Con el sumo desconsuelo de albergar ya más preguntas que respuestas, el maduro poeta se refugiará en el canto a sus enseres predilectos, devenidos en humanos amigos: "Los muebles de mi cuarto", "la silla", "mi oficina", "mis versos"... Son el corolario de la devoción que rendirá, a la par, a sus seres queridos, a quienes mira, a la postre, con compasión, enhebrados, como están, de incomprensible carne marchita, y vivaqueantes, al igual que él mismo, por la hondonada de la peña en el piélago, que si en el origen fue el fértil valle selvático de Cairasco, ahora es "el páramo africano" (en el poema "Unamuno").

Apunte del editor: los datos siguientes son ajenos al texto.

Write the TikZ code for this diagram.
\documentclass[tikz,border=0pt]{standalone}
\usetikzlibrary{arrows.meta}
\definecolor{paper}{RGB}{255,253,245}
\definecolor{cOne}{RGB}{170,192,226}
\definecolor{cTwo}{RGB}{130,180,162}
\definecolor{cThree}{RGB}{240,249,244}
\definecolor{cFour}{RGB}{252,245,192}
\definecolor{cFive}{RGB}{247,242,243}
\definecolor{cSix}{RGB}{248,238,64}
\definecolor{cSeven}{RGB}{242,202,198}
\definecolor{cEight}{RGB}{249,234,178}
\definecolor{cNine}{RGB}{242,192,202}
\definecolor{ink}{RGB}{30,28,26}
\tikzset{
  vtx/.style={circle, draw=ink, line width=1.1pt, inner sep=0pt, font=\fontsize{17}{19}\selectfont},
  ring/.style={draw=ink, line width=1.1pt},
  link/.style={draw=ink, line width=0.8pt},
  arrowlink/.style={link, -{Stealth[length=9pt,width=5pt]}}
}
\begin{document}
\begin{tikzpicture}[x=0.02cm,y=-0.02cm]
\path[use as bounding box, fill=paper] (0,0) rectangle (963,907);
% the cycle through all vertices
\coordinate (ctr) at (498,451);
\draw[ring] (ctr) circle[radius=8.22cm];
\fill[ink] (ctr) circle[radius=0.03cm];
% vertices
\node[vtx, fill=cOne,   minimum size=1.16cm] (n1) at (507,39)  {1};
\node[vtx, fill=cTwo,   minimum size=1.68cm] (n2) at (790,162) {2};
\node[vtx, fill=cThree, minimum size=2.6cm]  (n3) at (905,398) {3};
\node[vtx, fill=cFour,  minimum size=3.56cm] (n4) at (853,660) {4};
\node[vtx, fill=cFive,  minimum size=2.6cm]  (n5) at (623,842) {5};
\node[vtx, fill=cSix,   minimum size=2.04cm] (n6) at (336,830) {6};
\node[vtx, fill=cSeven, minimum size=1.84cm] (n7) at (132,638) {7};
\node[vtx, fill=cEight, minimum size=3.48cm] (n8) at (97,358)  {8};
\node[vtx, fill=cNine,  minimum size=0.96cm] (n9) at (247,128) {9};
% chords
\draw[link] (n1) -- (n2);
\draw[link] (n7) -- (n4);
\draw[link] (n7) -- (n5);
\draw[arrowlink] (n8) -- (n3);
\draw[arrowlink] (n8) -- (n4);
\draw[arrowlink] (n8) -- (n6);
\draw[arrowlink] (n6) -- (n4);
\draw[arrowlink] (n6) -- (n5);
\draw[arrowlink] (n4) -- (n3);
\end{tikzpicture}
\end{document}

En resumidas cuentas, su repliegue veguetiano, en torno a su cantado Muelle Viejo,  junto al escepticismo que le inspira el incipiente Puerto de la Luz, es un aspecto que nos hace profundamente cercano a Domingo Rivero. Son sus peculiares reticencias al mito del progreso, que lo convierten en precursor de una cierta conciencia crítica para la preservación del medio. Mira con cierta ojeriza la rápida e incesante transformación. No vive el entusiasmo de aquellos jóvenes, sino que, más bien, percibe como una amenaza ese nuevo boquete mastodóntico por el que presiente la inminencia de un fraudulento carrusel en el vacío; desde el cual, o bien partirá "la nave" hacia "el horizonte que jamás alcanza", o hacia el cual, de llegar a puerto la nave, "lo mezquino / podrá el hombre alcanzar sobre la tierra / si logra abrir a su ambición camino"...

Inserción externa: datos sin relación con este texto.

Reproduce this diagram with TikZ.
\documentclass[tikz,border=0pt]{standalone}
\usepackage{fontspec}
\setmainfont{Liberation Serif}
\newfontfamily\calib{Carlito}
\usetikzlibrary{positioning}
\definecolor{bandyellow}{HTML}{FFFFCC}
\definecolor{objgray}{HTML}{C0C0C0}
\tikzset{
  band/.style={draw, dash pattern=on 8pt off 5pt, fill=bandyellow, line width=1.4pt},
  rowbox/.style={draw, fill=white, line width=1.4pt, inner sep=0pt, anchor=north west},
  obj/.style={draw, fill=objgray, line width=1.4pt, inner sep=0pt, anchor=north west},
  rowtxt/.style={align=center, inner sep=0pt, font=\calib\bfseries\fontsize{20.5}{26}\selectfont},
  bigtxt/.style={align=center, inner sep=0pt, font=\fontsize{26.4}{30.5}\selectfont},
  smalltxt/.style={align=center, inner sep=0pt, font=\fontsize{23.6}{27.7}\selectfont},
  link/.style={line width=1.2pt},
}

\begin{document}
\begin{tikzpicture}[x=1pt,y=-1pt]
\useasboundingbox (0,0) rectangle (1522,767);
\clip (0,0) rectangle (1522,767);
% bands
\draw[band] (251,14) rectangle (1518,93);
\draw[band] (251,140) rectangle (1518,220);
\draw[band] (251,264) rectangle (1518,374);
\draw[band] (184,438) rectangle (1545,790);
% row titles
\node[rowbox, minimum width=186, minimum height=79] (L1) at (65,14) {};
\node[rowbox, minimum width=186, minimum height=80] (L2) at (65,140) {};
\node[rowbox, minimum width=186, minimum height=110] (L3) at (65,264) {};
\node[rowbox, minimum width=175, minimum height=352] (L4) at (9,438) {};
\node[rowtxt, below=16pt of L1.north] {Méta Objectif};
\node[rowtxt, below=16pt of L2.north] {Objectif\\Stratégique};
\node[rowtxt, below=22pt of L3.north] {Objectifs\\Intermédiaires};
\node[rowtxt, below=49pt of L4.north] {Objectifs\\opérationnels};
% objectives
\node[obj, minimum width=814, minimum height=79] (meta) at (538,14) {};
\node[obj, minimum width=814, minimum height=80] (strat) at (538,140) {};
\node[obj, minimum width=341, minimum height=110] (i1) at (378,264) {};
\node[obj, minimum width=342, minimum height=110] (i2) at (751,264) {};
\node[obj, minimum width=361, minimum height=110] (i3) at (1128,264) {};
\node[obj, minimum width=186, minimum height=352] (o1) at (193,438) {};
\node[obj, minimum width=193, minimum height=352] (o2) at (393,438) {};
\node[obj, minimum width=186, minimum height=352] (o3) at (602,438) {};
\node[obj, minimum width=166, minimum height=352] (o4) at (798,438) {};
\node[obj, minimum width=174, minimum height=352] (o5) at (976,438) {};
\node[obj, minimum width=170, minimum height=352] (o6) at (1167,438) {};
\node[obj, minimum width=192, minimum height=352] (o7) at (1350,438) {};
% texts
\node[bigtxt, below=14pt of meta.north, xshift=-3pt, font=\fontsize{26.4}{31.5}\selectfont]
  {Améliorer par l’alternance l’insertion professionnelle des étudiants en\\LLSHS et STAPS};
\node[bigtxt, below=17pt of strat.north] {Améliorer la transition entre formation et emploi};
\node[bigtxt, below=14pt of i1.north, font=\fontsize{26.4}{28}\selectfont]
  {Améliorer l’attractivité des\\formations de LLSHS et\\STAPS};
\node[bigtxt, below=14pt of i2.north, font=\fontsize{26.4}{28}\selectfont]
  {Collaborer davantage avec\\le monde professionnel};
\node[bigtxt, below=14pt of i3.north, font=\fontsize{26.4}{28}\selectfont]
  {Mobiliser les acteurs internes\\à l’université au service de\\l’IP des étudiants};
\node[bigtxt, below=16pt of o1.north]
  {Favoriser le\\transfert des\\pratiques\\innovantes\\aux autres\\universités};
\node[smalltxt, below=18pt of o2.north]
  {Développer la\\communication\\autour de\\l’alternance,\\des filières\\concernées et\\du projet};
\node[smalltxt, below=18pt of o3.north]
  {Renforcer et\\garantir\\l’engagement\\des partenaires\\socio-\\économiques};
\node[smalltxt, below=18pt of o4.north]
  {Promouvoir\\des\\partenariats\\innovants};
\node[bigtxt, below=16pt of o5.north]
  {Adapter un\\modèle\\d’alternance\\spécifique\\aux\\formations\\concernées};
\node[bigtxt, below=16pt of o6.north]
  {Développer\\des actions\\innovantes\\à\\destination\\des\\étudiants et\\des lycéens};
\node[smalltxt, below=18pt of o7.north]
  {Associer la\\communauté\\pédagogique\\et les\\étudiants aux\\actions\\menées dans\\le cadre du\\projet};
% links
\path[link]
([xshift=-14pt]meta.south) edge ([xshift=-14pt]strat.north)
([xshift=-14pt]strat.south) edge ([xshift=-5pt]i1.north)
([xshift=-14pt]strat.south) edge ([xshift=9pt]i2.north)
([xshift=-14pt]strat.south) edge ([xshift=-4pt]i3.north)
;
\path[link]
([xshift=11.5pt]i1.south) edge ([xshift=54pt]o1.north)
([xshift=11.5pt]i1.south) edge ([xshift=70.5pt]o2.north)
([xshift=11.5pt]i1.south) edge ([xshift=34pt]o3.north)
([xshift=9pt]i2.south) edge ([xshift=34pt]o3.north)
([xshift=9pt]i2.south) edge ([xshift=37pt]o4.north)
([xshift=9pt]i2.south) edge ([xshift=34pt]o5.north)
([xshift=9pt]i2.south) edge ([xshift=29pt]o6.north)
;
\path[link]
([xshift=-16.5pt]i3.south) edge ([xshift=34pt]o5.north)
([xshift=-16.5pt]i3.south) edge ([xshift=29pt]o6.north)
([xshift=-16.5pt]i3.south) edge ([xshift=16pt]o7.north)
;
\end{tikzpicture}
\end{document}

Como nos previene en su poema "El hidroavión", "El riesgo hacer más pequeño / mañana será el problema". Pero, cada vez más explícito, en su homenaje “A la memoria de don Juan León y Castillo”, el insigne ingeniero que llevó a cabo la obra del Puerto de la Luz, Rivero representa el majestuoso dique como el lomo de un mastín que, entristecido, se despide de su amo moribundo lamiéndole la mano. Es la escisión del hombre y su obra -y en última instancia, su sí mismo- en aras del progreso. En otro de sus sonetos emblemáticos, “La victoria sin alas”, el anciano don Domingo que, durante décadas, ha caminado cotidianamente hasta el pequeño Viejo Muelle de San Telmo buscando inspiración, definitivamente subraya: “Y surge sobre la roca el Puerto de Las Palmas. / ¡Es la victoria! Pero... las alas que arrancamos / a la Diosa han caído también de nuestras almas”. El resto es su archiconocida humildad, por estos lares inusitada: “Soy el mejor poeta de mi calle, aunque, / la verdad, mi calle no es larga”.
 
(Texto enviado por el Museo Domingo Rivero, Las Palmas de G.C.)